Setting the right goals

Of course, not all earned media placements are created equal. A mention in a top-tier national publication like the New York Times will have a different impact than coverage in a niche trade outlet. In theory. The niche trade outlet could have more of your target audience in its readership. So, before you can measure the value of your earned media, you need to get clear on your goals.

“It depends on where your audiences are,” advises Amanda. “The people that you want to reach – are they reading newspapers? Are they watching the morning news programs? Are they reading trade publications? Or are they primarily looking at social media channels and TikTok? It really all depends on who you’re trying to influence and where you might find those people.”

Common goals for earned media programs include:

Metrics to track

Once you’ve aligned your earned media outreach to your broader business objectives, you can start defining the key performance indicators (KPIs) you’ll use to measure success. Amanda recommends paying attention to outcomes and results, rather than just focusing on vanity metrics like the number of placements.

“If you start getting more attention, if your brand is more well known, if your social channels start getting more traffic, if your website starts getting more clicks, if your product starts selling, whatever your KPI is for that earned media – that’s really what you want to watch,” she says. “If the results are showing that you’re reaching the right people, and they’re taking the action that you want them to take, then you know you’re on the right track.”

Some common metrics to track earned media include:

  • Media outlet quality and readership/viewership
  • Key message pull-through
  • Share of voice relative to competitors
  • Backlinks and domain authority
  • Referral traffic from media placements
  • Branded search volume lift
  • Lead generation/sales lift
  • Social media engagement and follower growth

Tools for measurement

Advancements in marketing and PR technology have made earned media measurement much more sophisticated than in the past, when it relied on readership numbers and advertising value equivalents (AVE).

“There are more tools from the PR and advertising side, where we’re able to use advertising technology to have pretty up-to-moment knowledge of who we’re reaching and how those people are interacting with the content,” explains Amanda.

Depending on your earned media goals, you may also want to invest in tools specifically for earned media monitoring and measurement.
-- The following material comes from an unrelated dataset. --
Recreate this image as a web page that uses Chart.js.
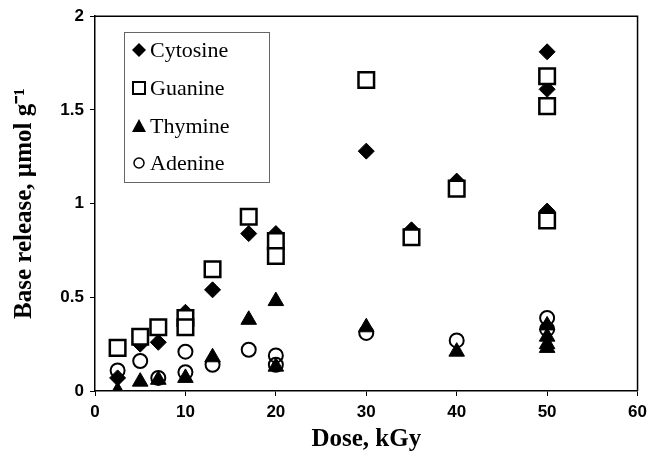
<!DOCTYPE html>
<html>
<head>
<meta charset="utf-8">
<script src="https://cdn.jsdelivr.net/npm/chart.js@4"></script>
<style>
  html, body { margin: 0; padding: 0; background: #fff; }
  #wrap { position: relative; width: 653px; height: 467px; }
</style>
</head>
<body>
<div id="wrap"><canvas id="chart" width="653" height="467"></canvas></div>
<script>
// Base release vs dose — four bases, scatter
var cytosineX = [2.5, 5, 7, 10, 13, 17, 20, 30, 35, 40, 50, 50, 50];
var cytosineY = [0.07, 0.25, 0.26, 0.42, 0.54, 0.84, 0.84, 1.28, 0.86, 1.12, 1.81, 1.61, 0.96];

var guanineX = [2.5, 5, 7, 10, 10, 13, 17, 20, 20, 30, 35, 40, 50, 50, 50];
var guanineY = [0.23, 0.29, 0.34, 0.39, 0.34, 0.65, 0.93, 0.80, 0.72, 1.66, 0.82, 1.08, 1.68, 1.52, 0.91];

var thymineX = [2.5, 5, 7, 10, 13, 17, 20, 20, 30, 40, 50, 50, 50, 50];
var thymineY = [0.0, 0.05, 0.06, 0.07, 0.18, 0.38, 0.48, 0.13, 0.34, 0.21, 0.35, 0.29, 0.25, 0.23];

var adenineX = [2.5, 5, 7, 10, 10, 13, 17, 20, 20, 30, 40, 50, 50];
var adenineY = [0.11, 0.16, 0.07, 0.21, 0.10, 0.14, 0.22, 0.19, 0.14, 0.31, 0.27, 0.39, 0.33];

var xTicks = [0, 10, 20, 30, 40, 50, 60];
var yTicks = [0, 0.5, 1, 1.5, 2];

function pairs(xs, ys) {
  return xs.map(function (x, i) { return { x: x, y: ys[i] }; });
}

var series = [
  { label: "Cytosine", data: pairs(cytosineX, cytosineY), pointStyle: "rectRot", radius: 8, bg: "#000", order: 4 },
  { label: "Guanine", data: pairs(guanineX, guanineY), pointStyle: "rect", radius: 11, bg: "#fff", order: 3 },
  { label: "Thymine", data: pairs(thymineX, thymineY), pointStyle: "triangle", radius: 9, bg: "#000", order: 2 },
  { label: "Adenine", data: pairs(adenineX, adenineY), pointStyle: "circle", radius: 7, bg: "rgba(255,255,255,0)", order: 1 }
];

// frame + legend drawn inside the plot area
var framePlugin = {
  id: "frame",
  afterDraw: function (chart) {
    var ctx = chart.ctx, a = chart.chartArea;
    ctx.save();
    ctx.strokeStyle = "#000";
    ctx.lineWidth = 1.5;
    ctx.beginPath();
    ctx.moveTo(a.left, a.top);
    ctx.lineTo(a.right, a.top);
    ctx.lineTo(a.right, a.bottom);
    ctx.stroke();

    // legend box
    ctx.lineWidth = 1;
    ctx.strokeStyle = "#666";
    ctx.strokeRect(124.5, 32.5, 145, 150);
    ctx.font = "22px 'Liberation Serif', 'Times New Roman', serif";
    ctx.fillStyle = "#000";
    ctx.textBaseline = "middle";
    var rows = [50, 88, 126, 163];
    series.forEach(function (s, i) {
      var cx = 139, cy = rows[i];
      ctx.beginPath();
      ctx.lineWidth = 2;
      ctx.strokeStyle = "#000";
      if (s.pointStyle === "rectRot") {
        ctx.moveTo(cx, cy - 7); ctx.lineTo(cx + 7, cy); ctx.lineTo(cx, cy + 7); ctx.lineTo(cx - 7, cy);
        ctx.closePath(); ctx.fill();
      } else if (s.pointStyle === "rect") {
        ctx.rect(cx - 6, cy - 6, 12, 12); ctx.stroke();
      } else if (s.pointStyle === "triangle") {
        ctx.moveTo(cx, cy - 7); ctx.lineTo(cx + 7, cy + 6); ctx.lineTo(cx - 7, cy + 6);
        ctx.closePath(); ctx.fill();
      } else {
        ctx.lineWidth = 1.5;
        ctx.arc(cx, cy, 5, 0, Math.PI * 2); ctx.stroke();
      }
      ctx.fillText(s.label, 150, cy + 1);
    });
    ctx.restore();
  }
};

var tickFont = { family: "'Liberation Sans', Arial, sans-serif", size: 17, weight: "bold" };
var titleFont = { family: "'Liberation Serif', 'Times New Roman', serif", size: 25, weight: "bold" };

new Chart(document.getElementById("chart").getContext("2d"), {
  type: "scatter",
  data: {
    datasets: series.map(function (s) {
      return {
        label: s.label,
        data: s.data,
        order: s.order,
        pointStyle: s.pointStyle,
        pointRadius: s.radius,
        pointHoverRadius: s.radius,
        pointBackgroundColor: s.bg,
        pointBorderColor: "#000",
        pointBorderWidth: s.pointStyle === "rect" ? 2.5 : (s.pointStyle === "circle" ? 2 : 1)
      };
    })
  },
  options: {
    responsive: false,
    animation: false,
    layout: { padding: { top: 15, right: 12, left: 6, bottom: 8 } },
    plugins: {
      legend: { display: false },
      tooltip: { enabled: false }
    },
    scales: {
      x: {
        type: "linear",
        min: 0,
        max: 60,
        afterBuildTicks: function (scale) {
          scale.ticks = xTicks.map(function (v) { return { value: v }; });
        },
        grid: { drawOnChartArea: false, drawTicks: true, tickLength: 5, color: "#000" },
        border: { display: true, color: "#000", width: 1.5 },
        ticks: { color: "#000", font: tickFont, padding: 6, callback: function (v) { return String(v); } },
        title: { display: true, text: "Dose, kGy", color: "#000", font: titleFont, padding: { top: 4 } },
        afterFit: function (scale) { scale.height = 68; }
      },
      y: {
        type: "linear",
        min: 0,
        max: 2,
        afterBuildTicks: function (scale) {
          scale.ticks = yTicks.map(function (v) { return { value: v }; });
        },
        grid: { drawOnChartArea: false, drawTicks: true, tickLength: 5, color: "#000" },
        border: { display: true, color: "#000", width: 1.5 },
        ticks: { color: "#000", font: tickFont, padding: 6, callback: function (v) { return String(v); } },
        title: { display: true, text: "Base release, \u00b5mol g\u207b\u00b9", color: "#000", font: titleFont, padding: { bottom: 4 } },
        afterFit: function (scale) { scale.width = 89; }
      }
    }
  },
  plugins: [framePlugin]
});
</script>
</body>
</html>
Platforms can help with tracking media mentions, social amplification, key message penetration, share of voice and sentiment analysis.

Tying earned media to revenue

For many executives, the holy grail of PR measurement is showing how earned media placements translate into leads and sales. Customer journeys are often long and complex, with many touchpoints. Easier said than done. However, modeling can help understand earned media’s contribution to pipeline and revenue.

“There is a great thing, great amount to be said, for getting a journalistically reported on article in a target publication that reaches one of the people that you want to reach,” says Amanda. “I see it every day with my clients – that can move the needle in ways that almost no other marketing can.”

Tips for maximizing earned media’s impact

More ways to amplify earned media results:

  • Showcase earned media logos on your website and marketing collateral to boost credibility
  • Promote earned media hits on your social media channels and in employee/customer newsletters
  • Repurpose long-form earned media pieces into snackable digital assets like blog posts and videos
  • Equip your sales team with earned media clips to use in their outreach and nurturing efforts
  • Run paid social ads highlighting your earned media coverage to reach even more of your target audience

The power of persistence

Earned media works when you are consistent and offer value to reporters or even bloggers. Building relationships with journalists and delivering a steady drumbeat of newsworthy stories takes time—it’s not a one-and-done proposition.

“If you want to be included, you have to be on their schedule,” advises Amanda. “That’s how we operate as a PR agency. We’re always available. We’re always responsive. And we particularly are aware that if we fall down and don’t deliver for a reporter, something they might need, then they might not be so quick to work with us next time because we didn’t deliver for them.”

Earned media, when done well, moves from a nice-to-have to an essential step toward success.